Envoys from the EU and US as well as high-ranking diplomats from France, Germany and Italy met with the leaders of Kosovo and Serbia at the weekend, urging them to resume dialogue to ease escalating tensions concentrated in northern Kosovo.
The meetings followed an attack by a group of armed Serbs in September, whose members killed a Kosovan police officer and engaged in a gun battle with Kosovan law enforcers.
EU envoy Miroslav Lajcak said that continued dialogue is essential to prevent further escalation, noting that both Serbia and Kosovo aspire to join the EU but must resolve their differences first.
“Both the de-escalation and normalisation are now more urgent than ever,” Lajcak told journalists in Pristina after meeting Kosovan Prime Minister Albin Kurti on October 21. “Any conditions or delays are unacceptable.”
The two sides are required to fulfill their commitments in the EU-sponsored discussions, a prerequisite for their advancement toward membership of the bloc, said Lajcak.
He stressed the need to set up the Association of Serb Municipalities in northern Kosovo, which is mainly populated by ethnic Serbs. Kosovo is required to take this step as part of the normalisation process, but Pristina has so far resisted doing so.
“Without this, there will be no progress in Kosovo’s European path,” the diplomat said.
A statement issued by the Kosovan prime minister’s office said discussions covered the normalisation of relations between Kosovo and Serbia, namely the implementation of the agreement struck (but not signed) between the two countries in February 27 and the implementation annex agreed the following month.
“The prime minister [Kurti] emphasised that qualitative reflection and a new approach are necessary. All five emissaries offered their new plan for moving forward, for which the prime minister expressed his thanks and appreciation. Discussions must continue intensively,” the statement from Kurti’s office said.
After the meeting with Kurti, the delegation that comprised Lajcak, US special envoy Gabriel Escobar, and Emmanuel Bonne, Alessandro Cattaneo and Jens Plettner, representing France, Italy and Germany respectively, moved on to Belgrade to meet with Serbian President Aleksandar Vucic.

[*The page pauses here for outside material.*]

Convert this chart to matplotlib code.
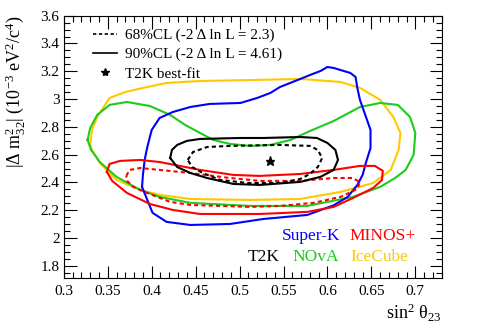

In a statement posted on Instagram Vucic said the meeting had been “difficult” but expressed optimism about an end to the ongoing crisis.
“A difficult meeting with the five. I believe that in the coming period we will find a way out of the crisis. I expect important meetings in Brussels in the coming days,” he wrote.
The meetings took place shortly after MEPs backed a resolution on October 19 calling on the two sides to renounce violence and provocations and to refrain from actions that could exacerbate tensions.
In the resolution, MEPs expressed deep reservations regarding the Serbian government's approach towards Kosovo and its relations with Western partners. Should the investigation reveal direct involvement of the Serbian state in the September 24 attacks, MEPs recommend freezing funding provided to Serbia under the Instrument for Pre-Accession Assistance III.
The EU already imposed punitive measures on Kosovo over its failure to de-escalation tensions in the north of the country following an outbreak of unrest in May.